What does the creation of a standard on legal interpretation services entail?
It's about the qualifications. A standard will always define the "state of the art" for a product, for a process, for a service. So, you define what qualifications a person has to meet and what the settings are in which the services are to be provided. It's important that many countries contribute to the standard. So, for example, I may ask my colleagues here in China to contribute the Chinese experience to the international standard we're working on.
What are the possibilities of a global-version of EULITA?
Well, there is FIT (International Federation of Translators), and FIT has a committee on legal interpreting and translation. I used to chair that committee, and at that time the committee was very much focused on Europe and also with the creation of EULITA. We then said that the FIT forum should be more international, and actually it was, because it had a conference in Lima, Peru, last October. But EULITA is also becoming international because our associate members can come from anywhere. Actually, it was just a few days before I came to Xi'an that the Northwest University of Politics and Law, a Xi'an-based university, joined EULITA as an associate member. I will now go to Beijing, where a talk is beginning to set up a committee on legal interpreting and translation, and I hope to be able to establish some links and perhaps some cooperation forums with this committee. So, we are becoming international in a way.
If you have two countries with very different legal systems, how does that affect legal interpreting and translation?
Well, this is one of the reasons why we said we need to have an international standard and not only the directive in Europe, because even within Europe you have countries with Roman law systems and common law systems, and, of course, all over the world legal systems are different and legal interpreters need to integrate themselves and be a part of the national legal system. The competences that you must have as a legal interpreter are, namely, a good solid knowledge of your mother tongue and the foreign language, interpreting qualifications including whispered interpretation, consecutive interpreting and note taking, and then your code of conduct, which is very important. The guidelines for good practices can differ from country to country and from judicial stakeholder to judicial stakeholder.

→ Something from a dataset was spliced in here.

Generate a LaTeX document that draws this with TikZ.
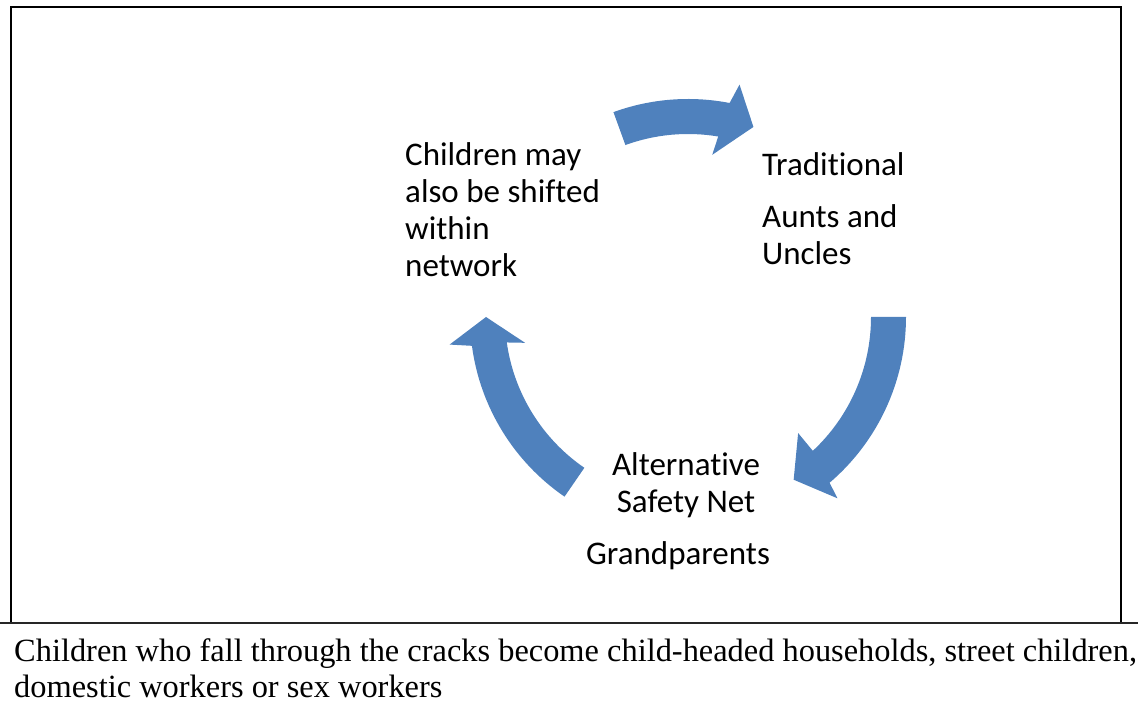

How much legal training should go into a legal interpreter's education?
That's difficult to say, because there are the big languages and big languages will be different from country to country. In Europe, it's basically English, French and German, and there it is easy to set up university training, which can be general or specialized, on legal interpreting. But there will always be situations in court where it won't be possible to call on a university-trained interpreter. If you take Europe, for example, right now we have those waves of refugees coming from Syria and Africa, and of course we don't have university-qualified and trained interpreters for Wolof or various Arabic dialects. So, it must always be possible to have someone called in who is qualified on an ad hoc basis for one case. So, what we promote is that professional associations give very basic training and that universities give very basic seminars to people who are from other countries but are not trained as legal interpreters or translators, so that basic qualifications can be obtained.